Evolution of Historic Building Systems

Evolution of Historic Building Systems

Building wall and structural systems have evolved over time due to changes in available materials, production technology, costs, regulations, and the performance standard of care. Each system has unique characteristics that identify its place in time and impact its overall performance. In this webinar, we will introduce common building systems in three time periods – early (pre-1830s), industrial (1830s to 1920s), and modern (1920s to 1970s) – focusing on wood framing; load-bearing masonry; transitional masonry; metal-framed, concrete-framed, and concrete buildings; and early curtain walls. We will also describe common features of these systems, explore how the systems evolved, and discuss advantages and limitations for each.
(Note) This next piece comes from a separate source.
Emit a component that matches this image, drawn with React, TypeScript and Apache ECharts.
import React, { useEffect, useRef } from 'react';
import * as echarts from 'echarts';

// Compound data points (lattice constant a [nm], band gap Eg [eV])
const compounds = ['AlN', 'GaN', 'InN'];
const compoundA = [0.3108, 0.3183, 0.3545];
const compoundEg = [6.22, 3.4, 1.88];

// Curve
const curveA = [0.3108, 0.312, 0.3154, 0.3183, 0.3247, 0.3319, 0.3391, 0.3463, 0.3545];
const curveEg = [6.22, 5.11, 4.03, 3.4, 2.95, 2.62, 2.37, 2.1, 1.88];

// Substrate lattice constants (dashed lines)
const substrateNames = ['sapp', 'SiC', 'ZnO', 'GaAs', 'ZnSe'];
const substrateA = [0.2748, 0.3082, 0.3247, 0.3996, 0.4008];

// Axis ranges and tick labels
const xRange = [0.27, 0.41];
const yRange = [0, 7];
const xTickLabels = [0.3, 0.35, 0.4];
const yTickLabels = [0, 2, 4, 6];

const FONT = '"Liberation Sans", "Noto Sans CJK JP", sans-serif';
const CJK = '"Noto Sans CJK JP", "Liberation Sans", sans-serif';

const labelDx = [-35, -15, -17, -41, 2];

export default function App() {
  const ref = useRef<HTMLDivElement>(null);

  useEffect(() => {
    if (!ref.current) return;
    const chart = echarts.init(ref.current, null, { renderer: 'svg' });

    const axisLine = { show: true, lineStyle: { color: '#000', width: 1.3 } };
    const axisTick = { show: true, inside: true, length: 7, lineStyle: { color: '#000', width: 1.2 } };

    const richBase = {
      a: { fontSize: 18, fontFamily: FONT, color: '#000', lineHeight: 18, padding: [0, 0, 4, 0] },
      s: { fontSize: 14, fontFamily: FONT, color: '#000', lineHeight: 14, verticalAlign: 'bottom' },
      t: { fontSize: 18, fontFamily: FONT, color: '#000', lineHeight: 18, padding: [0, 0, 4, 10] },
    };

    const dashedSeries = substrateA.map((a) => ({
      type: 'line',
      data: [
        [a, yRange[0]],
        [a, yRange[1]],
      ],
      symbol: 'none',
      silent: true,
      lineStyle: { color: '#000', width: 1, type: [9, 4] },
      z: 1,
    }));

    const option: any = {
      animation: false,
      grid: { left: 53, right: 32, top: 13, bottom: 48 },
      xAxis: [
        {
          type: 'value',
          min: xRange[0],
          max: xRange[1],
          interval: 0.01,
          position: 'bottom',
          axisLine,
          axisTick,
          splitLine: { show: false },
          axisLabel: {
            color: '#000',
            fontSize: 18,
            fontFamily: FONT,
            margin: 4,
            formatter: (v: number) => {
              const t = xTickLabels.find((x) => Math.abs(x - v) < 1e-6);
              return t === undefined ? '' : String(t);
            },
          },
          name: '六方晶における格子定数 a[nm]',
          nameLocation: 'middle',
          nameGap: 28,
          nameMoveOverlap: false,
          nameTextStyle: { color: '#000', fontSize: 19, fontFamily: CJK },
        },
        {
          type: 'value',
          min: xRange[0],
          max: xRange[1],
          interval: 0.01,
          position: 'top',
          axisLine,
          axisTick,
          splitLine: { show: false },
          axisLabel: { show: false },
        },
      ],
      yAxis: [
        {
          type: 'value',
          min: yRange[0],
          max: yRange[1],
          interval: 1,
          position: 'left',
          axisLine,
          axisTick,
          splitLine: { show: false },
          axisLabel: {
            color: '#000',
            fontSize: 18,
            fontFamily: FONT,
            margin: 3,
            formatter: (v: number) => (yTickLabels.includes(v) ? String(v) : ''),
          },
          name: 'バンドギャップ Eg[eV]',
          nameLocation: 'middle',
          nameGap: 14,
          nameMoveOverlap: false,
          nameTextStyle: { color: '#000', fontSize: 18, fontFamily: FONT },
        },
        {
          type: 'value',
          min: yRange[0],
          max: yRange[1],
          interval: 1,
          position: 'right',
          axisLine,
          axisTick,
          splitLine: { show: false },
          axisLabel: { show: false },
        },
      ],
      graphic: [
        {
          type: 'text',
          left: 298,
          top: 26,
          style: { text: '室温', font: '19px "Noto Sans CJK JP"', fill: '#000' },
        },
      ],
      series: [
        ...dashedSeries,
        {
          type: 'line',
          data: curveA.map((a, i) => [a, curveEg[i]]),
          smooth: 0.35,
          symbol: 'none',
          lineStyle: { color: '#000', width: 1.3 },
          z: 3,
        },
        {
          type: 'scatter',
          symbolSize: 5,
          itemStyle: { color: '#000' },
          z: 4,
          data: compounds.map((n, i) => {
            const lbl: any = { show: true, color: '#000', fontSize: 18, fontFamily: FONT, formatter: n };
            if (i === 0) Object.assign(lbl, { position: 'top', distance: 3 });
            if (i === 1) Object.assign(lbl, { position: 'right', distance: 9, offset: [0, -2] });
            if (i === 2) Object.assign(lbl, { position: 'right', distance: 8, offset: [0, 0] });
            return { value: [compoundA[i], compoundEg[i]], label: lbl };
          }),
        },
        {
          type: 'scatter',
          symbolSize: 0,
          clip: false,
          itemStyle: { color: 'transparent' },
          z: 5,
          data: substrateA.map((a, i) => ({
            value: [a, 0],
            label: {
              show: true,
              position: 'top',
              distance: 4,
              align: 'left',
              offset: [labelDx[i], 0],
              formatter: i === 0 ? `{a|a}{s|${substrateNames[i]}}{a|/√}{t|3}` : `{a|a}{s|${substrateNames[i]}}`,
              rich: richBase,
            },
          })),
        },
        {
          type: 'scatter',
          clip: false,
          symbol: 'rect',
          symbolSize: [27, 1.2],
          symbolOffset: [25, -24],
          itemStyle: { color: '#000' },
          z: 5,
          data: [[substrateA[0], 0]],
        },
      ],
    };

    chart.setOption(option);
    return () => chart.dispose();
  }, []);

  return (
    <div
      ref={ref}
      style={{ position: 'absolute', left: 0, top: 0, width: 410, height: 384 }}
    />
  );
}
After attending this webinar, participants will be able to:

  • Understand the timeline of construction techniques and the evolution of practice.
  • Identify typical structural systems throughout different construction periods.
  • List advantages, disadvantages, and limitations of typical structural systems.
  • Identify characteristics of typical structural systems in the field.

Participants will earn 1.0 AIA CES Learning Unit (LU/HSW) for attending the live webinar. Registration is free. Please note that space is limited – email events@sgh.com to join our waitlist if the session is closed when you register.

About the Speaker

Susan  Knack-Brown
Susan Knack-Brown | Building Technology Division Head, Boston

Well-known by clients and colleagues for her technical expertise and commitment to preserving our communities’ historic structures, Susan specializes in large-scale restoration and adaptive reuse projects. However, her broad technical practice encompasses building enclosure investigation and design projects of various sizes on both contemporary and landmark buildings. Her approach to projects includes a focus on collaborating with the entire team to achieve project goals, working to extend the function and performance of existing buildings, and appropriately applying technology to enhance performance and improve the construction process. She is passionate about learning and sharing her knowledge with colleagues, clients, and the community.

Casey Williams
Casey Williams | Associate Principal

Casey Williams has been involved with the investigation and remedial design of building enclosures, as well as the subsequent construction administration of repairs, including the New York State Capitol, the Massachusetts State House, and the First Church of Christ, Scientist. Her focus is on historic building investigation and repair projects. Casey has experience investigating and designing repairs for slate, copper, and various membrane roofing systems, brick and stone masonry, and architectural terra cotta.